* _DATA FOR PROCESSING_:

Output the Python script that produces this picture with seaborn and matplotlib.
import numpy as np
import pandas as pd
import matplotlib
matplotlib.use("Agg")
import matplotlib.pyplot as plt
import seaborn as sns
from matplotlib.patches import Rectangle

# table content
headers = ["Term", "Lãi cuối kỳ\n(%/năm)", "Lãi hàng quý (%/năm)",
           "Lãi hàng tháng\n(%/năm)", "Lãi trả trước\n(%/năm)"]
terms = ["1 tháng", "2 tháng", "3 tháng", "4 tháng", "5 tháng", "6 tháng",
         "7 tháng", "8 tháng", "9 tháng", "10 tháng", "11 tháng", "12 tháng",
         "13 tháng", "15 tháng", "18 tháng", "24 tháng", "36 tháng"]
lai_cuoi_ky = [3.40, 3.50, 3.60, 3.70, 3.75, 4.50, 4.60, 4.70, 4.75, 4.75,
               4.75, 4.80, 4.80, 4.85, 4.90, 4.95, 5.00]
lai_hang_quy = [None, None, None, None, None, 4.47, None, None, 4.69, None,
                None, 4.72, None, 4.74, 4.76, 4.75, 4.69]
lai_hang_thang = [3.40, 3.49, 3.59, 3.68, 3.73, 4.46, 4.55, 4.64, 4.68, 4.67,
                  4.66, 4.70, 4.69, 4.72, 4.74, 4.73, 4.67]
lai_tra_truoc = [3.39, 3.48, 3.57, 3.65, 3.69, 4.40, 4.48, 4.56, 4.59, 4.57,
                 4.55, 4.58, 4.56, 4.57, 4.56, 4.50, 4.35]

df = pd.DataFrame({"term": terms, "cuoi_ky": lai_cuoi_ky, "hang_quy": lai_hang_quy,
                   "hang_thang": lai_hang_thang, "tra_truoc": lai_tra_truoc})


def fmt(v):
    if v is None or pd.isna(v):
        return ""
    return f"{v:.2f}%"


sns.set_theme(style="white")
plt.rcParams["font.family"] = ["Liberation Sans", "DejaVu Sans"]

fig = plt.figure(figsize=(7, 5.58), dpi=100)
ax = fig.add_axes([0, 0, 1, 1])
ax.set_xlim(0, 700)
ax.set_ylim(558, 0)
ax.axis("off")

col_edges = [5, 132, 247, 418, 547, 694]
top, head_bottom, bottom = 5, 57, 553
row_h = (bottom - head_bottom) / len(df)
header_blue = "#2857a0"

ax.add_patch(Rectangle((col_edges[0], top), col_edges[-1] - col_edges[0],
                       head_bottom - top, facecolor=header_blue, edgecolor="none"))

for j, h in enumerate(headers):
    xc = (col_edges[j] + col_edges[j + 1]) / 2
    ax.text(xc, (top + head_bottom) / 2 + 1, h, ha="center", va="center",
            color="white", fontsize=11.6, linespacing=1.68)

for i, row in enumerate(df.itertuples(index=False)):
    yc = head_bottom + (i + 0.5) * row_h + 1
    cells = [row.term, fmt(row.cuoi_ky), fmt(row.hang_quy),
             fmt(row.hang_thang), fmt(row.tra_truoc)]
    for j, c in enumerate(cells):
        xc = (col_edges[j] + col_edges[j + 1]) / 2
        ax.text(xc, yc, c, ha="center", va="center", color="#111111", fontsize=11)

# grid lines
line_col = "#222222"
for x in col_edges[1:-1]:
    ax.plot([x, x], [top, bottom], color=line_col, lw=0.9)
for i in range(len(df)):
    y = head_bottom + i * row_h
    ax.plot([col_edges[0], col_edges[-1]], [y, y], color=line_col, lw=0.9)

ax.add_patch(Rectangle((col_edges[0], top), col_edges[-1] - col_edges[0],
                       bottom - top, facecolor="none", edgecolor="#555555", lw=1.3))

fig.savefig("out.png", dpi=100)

---

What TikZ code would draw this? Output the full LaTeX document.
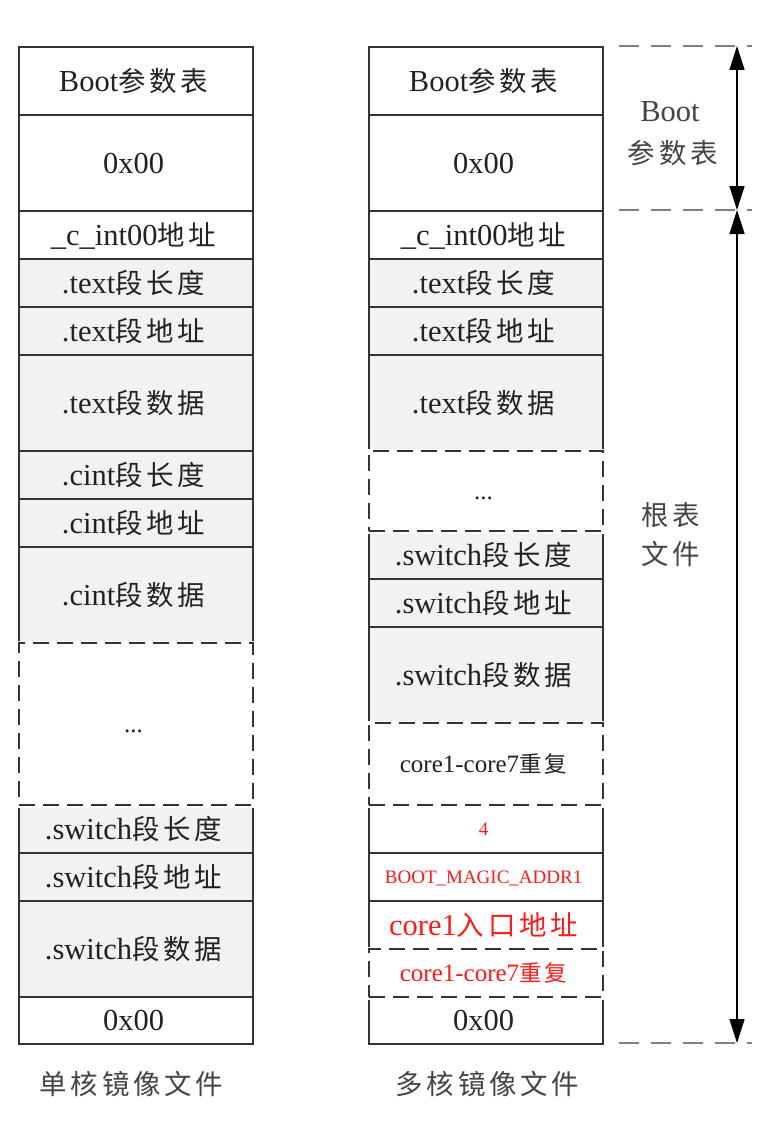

* _DIRECTION_: Copy out only the lines above from the one with "Output the Python" to the one with "from matplotlib.patches import Rectangle", inclusive, exactly as they stand.

* _THE REPLY_:
Output the Python script that produces this picture with seaborn and matplotlib.
import numpy as np
import pandas as pd
import matplotlib
matplotlib.use("Agg")
import matplotlib.pyplot as plt
import seaborn as sns
from matplotlib.patches import Rectangle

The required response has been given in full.